■ Data shown ■
::::

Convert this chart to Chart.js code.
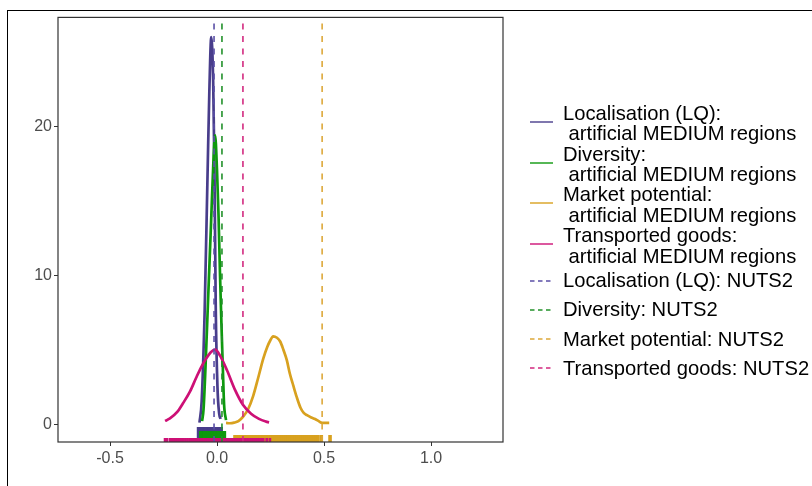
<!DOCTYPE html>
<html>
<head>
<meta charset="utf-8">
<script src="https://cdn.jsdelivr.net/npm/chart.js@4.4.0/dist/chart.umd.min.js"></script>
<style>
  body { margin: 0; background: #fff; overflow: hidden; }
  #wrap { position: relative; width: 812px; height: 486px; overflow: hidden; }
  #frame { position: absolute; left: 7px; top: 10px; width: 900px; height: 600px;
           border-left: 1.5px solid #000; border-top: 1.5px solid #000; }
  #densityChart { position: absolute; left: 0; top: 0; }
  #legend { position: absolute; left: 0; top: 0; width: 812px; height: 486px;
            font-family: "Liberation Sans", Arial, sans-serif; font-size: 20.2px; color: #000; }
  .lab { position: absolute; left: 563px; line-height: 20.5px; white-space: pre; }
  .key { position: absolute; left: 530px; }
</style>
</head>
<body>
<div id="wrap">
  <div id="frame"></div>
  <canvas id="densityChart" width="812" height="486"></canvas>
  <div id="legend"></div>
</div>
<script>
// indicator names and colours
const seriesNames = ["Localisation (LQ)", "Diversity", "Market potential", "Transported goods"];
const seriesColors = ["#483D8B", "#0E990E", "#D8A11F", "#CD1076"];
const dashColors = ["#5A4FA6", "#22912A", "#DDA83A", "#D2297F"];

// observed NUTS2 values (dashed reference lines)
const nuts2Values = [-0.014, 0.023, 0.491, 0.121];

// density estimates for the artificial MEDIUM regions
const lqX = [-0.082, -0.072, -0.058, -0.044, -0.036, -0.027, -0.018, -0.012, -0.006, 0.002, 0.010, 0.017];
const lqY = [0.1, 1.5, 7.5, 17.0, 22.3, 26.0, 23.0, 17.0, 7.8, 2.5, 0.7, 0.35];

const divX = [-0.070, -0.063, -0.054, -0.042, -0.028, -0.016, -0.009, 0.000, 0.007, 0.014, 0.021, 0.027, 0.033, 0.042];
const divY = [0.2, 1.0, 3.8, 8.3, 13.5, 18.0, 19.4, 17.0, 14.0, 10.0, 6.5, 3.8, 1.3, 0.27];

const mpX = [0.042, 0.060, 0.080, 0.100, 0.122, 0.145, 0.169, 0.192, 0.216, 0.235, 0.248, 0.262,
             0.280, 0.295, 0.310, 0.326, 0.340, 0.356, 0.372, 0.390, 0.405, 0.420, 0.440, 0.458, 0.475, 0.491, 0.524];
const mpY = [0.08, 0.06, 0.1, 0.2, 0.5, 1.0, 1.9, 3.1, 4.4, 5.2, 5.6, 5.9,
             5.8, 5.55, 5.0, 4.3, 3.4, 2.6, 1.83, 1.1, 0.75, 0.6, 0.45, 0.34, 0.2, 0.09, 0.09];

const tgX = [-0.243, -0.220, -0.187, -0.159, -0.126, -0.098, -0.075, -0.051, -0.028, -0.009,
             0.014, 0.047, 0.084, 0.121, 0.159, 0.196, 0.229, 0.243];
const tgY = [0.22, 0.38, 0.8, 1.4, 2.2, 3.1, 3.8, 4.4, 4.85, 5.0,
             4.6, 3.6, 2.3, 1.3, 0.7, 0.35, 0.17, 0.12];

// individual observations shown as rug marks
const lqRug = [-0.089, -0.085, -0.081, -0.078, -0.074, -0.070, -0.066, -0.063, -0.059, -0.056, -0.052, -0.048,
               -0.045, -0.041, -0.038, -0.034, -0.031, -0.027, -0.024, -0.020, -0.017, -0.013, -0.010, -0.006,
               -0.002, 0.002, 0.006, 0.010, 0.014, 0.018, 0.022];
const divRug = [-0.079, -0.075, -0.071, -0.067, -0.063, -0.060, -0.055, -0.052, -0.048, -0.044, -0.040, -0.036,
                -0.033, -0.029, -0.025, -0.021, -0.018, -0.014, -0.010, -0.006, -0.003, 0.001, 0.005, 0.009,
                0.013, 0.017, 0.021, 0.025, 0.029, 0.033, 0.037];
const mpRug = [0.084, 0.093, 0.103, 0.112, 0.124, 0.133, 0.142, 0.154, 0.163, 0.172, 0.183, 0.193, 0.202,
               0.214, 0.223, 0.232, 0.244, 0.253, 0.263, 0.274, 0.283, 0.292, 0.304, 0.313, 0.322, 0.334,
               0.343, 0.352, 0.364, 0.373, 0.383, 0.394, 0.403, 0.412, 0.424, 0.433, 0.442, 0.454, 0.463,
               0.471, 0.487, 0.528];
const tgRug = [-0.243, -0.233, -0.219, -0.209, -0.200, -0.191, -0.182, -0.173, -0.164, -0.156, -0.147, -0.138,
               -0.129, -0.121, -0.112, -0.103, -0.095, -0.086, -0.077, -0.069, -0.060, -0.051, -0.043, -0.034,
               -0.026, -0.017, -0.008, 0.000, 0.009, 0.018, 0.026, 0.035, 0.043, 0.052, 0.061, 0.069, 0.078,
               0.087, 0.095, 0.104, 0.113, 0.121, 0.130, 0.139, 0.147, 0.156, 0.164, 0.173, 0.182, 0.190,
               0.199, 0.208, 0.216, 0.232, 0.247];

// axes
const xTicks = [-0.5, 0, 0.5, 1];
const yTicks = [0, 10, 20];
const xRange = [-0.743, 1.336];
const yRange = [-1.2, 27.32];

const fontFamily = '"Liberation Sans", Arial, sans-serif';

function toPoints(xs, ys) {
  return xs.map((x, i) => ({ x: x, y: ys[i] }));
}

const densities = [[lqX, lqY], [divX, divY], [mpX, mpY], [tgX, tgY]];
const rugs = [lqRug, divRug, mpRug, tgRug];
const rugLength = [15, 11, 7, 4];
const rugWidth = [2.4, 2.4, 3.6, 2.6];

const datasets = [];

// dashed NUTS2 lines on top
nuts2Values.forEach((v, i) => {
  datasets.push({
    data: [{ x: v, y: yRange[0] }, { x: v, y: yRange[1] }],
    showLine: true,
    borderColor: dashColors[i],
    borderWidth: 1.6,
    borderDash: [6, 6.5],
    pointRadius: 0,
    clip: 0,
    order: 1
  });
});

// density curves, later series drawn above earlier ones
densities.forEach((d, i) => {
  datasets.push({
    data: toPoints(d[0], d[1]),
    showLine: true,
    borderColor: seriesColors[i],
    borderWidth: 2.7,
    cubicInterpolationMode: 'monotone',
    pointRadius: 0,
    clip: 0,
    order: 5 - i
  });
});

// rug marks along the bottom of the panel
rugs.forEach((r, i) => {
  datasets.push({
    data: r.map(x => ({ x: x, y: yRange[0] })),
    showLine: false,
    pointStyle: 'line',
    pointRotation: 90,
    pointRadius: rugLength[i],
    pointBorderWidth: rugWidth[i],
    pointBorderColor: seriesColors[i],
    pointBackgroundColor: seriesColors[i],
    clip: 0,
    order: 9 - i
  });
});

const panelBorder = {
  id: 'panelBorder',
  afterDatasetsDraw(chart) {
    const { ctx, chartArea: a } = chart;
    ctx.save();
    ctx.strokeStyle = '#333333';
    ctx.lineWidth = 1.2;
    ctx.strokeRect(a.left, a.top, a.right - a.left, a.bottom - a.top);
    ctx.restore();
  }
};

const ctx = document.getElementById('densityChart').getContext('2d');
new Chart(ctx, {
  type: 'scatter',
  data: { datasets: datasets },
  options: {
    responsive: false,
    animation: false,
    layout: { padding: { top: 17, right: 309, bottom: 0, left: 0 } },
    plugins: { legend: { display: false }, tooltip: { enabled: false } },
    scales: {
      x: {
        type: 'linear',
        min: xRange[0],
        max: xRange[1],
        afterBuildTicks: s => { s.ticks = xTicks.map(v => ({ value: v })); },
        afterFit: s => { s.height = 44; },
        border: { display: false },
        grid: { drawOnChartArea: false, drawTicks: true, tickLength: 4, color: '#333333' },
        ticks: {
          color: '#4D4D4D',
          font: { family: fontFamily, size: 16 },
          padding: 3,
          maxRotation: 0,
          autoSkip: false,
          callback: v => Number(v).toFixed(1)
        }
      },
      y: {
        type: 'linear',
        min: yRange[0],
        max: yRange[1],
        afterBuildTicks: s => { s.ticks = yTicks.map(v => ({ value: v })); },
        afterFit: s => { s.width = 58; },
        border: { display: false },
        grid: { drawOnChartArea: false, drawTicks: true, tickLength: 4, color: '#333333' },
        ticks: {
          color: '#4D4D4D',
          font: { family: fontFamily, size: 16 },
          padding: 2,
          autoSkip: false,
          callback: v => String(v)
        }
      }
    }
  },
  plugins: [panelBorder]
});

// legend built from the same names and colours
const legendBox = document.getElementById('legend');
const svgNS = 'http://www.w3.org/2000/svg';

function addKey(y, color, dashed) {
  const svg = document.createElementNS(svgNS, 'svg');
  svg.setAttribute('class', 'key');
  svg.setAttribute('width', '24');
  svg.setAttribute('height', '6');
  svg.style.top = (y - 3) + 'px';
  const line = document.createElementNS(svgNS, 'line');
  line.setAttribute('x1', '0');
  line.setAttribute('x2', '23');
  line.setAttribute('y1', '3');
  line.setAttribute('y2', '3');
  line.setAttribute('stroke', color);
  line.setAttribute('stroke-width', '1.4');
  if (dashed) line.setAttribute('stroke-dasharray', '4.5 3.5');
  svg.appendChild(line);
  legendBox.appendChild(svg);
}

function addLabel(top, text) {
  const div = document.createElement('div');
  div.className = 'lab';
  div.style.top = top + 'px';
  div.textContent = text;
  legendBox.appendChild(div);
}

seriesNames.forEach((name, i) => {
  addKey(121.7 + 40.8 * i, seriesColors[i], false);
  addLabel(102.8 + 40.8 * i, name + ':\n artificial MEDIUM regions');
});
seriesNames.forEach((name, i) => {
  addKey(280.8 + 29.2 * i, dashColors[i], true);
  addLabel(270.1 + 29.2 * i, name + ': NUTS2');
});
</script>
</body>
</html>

::::

■ The exercise ■
Leave out the pictures, then repeat the listing above exactly from its first line to the line with "3.8, 1.3, 0.27];", inclusive.

■ Response below ■
Convert this chart to Chart.js code.
<!DOCTYPE html>
<html>
<head>
<meta charset="utf-8">
<script src="https://cdn.jsdelivr.net/npm/chart.js@4.4.0/dist/chart.umd.min.js"></script>
<style>
  body { margin: 0; background: #fff; overflow: hidden; }
  #wrap { position: relative; width: 812px; height: 486px; overflow: hidden; }
  #frame { position: absolute; left: 7px; top: 10px; width: 900px; height: 600px;
           border-left: 1.5px solid #000; border-top: 1.5px solid #000; }
  #densityChart { position: absolute; left: 0; top: 0; }
  #legend { position: absolute; left: 0; top: 0; width: 812px; height: 486px;
            font-family: "Liberation Sans", Arial, sans-serif; font-size: 20.2px; color: #000; }
  .lab { position: absolute; left: 563px; line-height: 20.5px; white-space: pre; }
  .key { position: absolute; left: 530px; }
</style>
</head>
<body>
<div id="wrap">
  <div id="frame"></div>
  <canvas id="densityChart" width="812" height="486"></canvas>
  <div id="legend"></div>
</div>
<script>
// indicator names and colours
const seriesNames = ["Localisation (LQ)", "Diversity", "Market potential", "Transported goods"];
const seriesColors = ["#483D8B", "#0E990E", "#D8A11F", "#CD1076"];
const dashColors = ["#5A4FA6", "#22912A", "#DDA83A", "#D2297F"];

// observed NUTS2 values (dashed reference lines)
const nuts2Values = [-0.014, 0.023, 0.491, 0.121];

// density estimates for the artificial MEDIUM regions
const lqX = [-0.082, -0.072, -0.058, -0.044, -0.036, -0.027, -0.018, -0.012, -0.006, 0.002, 0.010, 0.017];
const lqY = [0.1, 1.5, 7.5, 17.0, 22.3, 26.0, 23.0, 17.0, 7.8, 2.5, 0.7, 0.35];

const divX = [-0.070, -0.063, -0.054, -0.042, -0.028, -0.016, -0.009, 0.000, 0.007, 0.014, 0.021, 0.027, 0.033, 0.042];
const divY = [0.2, 1.0, 3.8, 8.3, 13.5, 18.0, 19.4, 17.0, 14.0, 10.0, 6.5, 3.8, 1.3, 0.27];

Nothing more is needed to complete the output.